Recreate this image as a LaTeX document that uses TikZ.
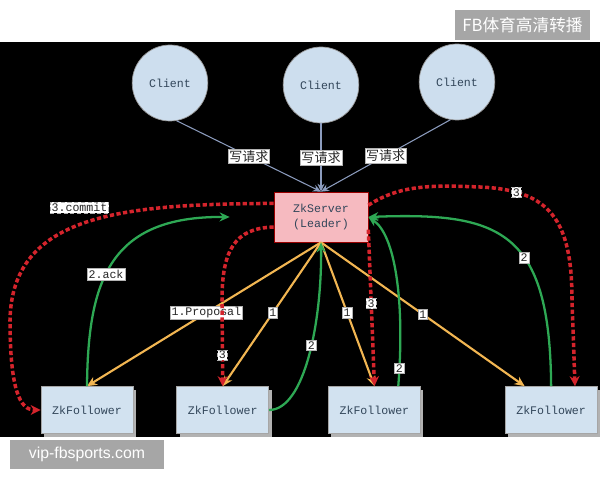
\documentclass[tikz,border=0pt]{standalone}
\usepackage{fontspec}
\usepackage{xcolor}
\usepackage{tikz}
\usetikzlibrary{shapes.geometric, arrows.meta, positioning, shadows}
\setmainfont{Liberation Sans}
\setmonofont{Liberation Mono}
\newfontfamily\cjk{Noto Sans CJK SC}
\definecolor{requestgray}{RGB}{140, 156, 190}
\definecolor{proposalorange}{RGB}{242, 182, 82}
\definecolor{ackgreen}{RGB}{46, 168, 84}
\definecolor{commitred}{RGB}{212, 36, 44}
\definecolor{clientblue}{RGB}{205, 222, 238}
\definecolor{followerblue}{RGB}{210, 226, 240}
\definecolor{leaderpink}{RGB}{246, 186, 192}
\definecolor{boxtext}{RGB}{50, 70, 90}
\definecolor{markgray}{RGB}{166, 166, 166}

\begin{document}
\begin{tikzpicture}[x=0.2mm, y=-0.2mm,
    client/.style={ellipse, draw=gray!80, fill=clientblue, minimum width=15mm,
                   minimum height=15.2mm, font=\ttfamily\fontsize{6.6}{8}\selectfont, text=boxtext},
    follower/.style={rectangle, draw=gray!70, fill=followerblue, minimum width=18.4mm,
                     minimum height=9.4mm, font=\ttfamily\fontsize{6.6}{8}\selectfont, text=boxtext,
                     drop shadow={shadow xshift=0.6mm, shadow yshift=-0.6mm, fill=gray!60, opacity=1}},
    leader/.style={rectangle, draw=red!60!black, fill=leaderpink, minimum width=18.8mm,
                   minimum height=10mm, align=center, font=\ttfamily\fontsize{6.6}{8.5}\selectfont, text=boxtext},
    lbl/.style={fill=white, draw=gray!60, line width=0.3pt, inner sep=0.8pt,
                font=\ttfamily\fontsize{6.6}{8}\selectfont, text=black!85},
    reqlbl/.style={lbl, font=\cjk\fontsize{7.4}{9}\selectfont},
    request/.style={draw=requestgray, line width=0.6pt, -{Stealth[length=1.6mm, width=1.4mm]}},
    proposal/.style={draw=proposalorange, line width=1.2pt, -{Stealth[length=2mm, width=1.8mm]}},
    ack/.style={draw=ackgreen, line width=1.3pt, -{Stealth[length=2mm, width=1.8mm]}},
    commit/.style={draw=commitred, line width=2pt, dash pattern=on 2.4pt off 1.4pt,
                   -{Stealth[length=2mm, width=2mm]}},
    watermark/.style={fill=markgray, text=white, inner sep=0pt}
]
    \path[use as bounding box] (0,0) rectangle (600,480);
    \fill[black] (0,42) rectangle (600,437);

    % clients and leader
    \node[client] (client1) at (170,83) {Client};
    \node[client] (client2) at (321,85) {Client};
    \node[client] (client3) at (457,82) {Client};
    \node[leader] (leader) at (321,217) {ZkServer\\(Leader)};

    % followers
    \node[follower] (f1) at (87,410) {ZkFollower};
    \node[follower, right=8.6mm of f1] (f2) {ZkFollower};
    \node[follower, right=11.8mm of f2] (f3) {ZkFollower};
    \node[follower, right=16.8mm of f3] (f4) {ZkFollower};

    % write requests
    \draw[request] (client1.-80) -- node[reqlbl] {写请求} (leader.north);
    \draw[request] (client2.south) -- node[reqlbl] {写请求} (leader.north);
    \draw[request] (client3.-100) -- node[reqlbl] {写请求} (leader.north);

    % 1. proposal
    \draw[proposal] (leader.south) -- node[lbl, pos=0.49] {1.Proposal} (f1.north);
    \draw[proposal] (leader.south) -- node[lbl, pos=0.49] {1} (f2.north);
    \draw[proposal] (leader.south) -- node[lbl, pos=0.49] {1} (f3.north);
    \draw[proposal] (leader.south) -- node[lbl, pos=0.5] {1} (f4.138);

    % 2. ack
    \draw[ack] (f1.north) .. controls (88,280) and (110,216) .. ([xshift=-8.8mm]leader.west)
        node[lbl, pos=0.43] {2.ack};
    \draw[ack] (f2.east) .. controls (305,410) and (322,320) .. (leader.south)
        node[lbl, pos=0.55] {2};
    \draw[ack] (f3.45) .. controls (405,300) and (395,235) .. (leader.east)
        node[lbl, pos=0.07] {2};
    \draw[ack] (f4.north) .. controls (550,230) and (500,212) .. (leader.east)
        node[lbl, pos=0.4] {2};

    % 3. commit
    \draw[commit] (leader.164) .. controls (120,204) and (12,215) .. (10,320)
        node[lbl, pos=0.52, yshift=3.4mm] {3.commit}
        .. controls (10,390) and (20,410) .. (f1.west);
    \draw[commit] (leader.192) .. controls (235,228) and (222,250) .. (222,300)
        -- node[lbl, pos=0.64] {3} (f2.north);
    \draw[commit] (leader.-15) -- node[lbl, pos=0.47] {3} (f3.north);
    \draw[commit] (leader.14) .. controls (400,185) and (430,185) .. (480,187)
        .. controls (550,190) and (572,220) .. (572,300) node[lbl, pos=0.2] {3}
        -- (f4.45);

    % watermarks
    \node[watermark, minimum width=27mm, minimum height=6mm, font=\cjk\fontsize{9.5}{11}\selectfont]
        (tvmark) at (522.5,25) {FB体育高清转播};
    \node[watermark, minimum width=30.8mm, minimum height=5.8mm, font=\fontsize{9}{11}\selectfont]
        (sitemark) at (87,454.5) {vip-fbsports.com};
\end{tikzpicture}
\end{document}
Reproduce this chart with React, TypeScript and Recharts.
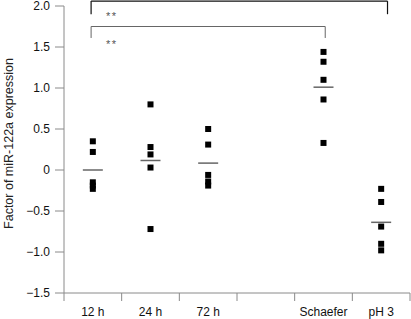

...

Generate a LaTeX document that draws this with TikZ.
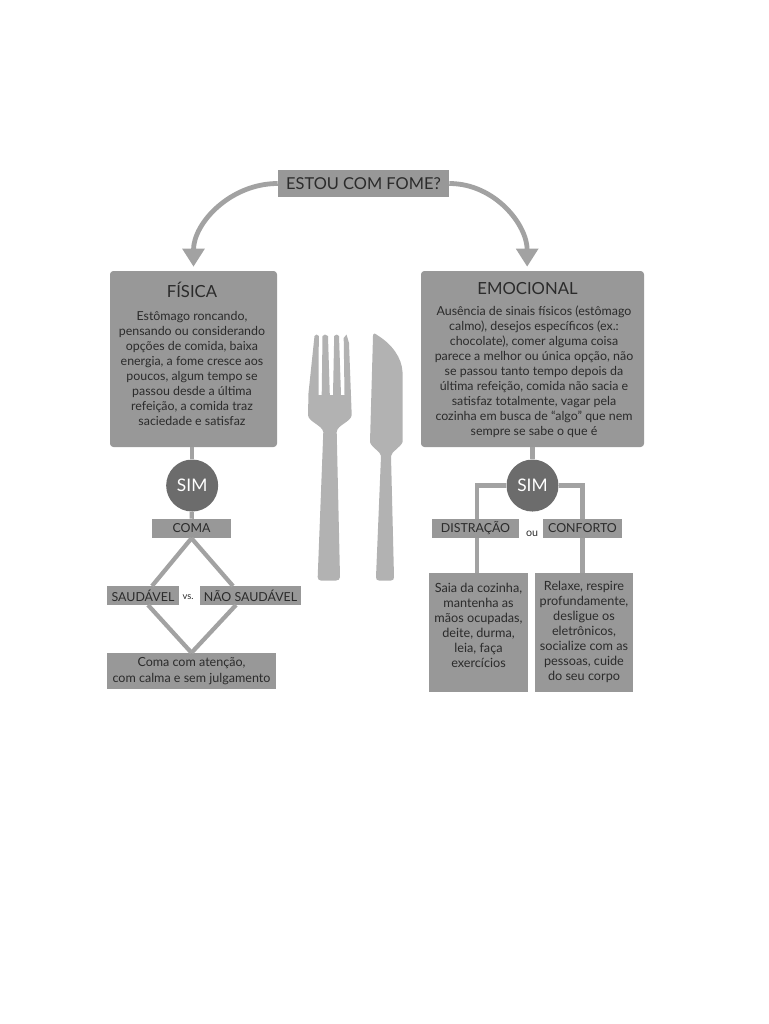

• **Task statement**: Find all lines where the word "that" appears. Copy them.

• **Response**:
Recreate this image as a LaTeX document that uses TikZ.
Generate a LaTeX document that draws this with TikZ.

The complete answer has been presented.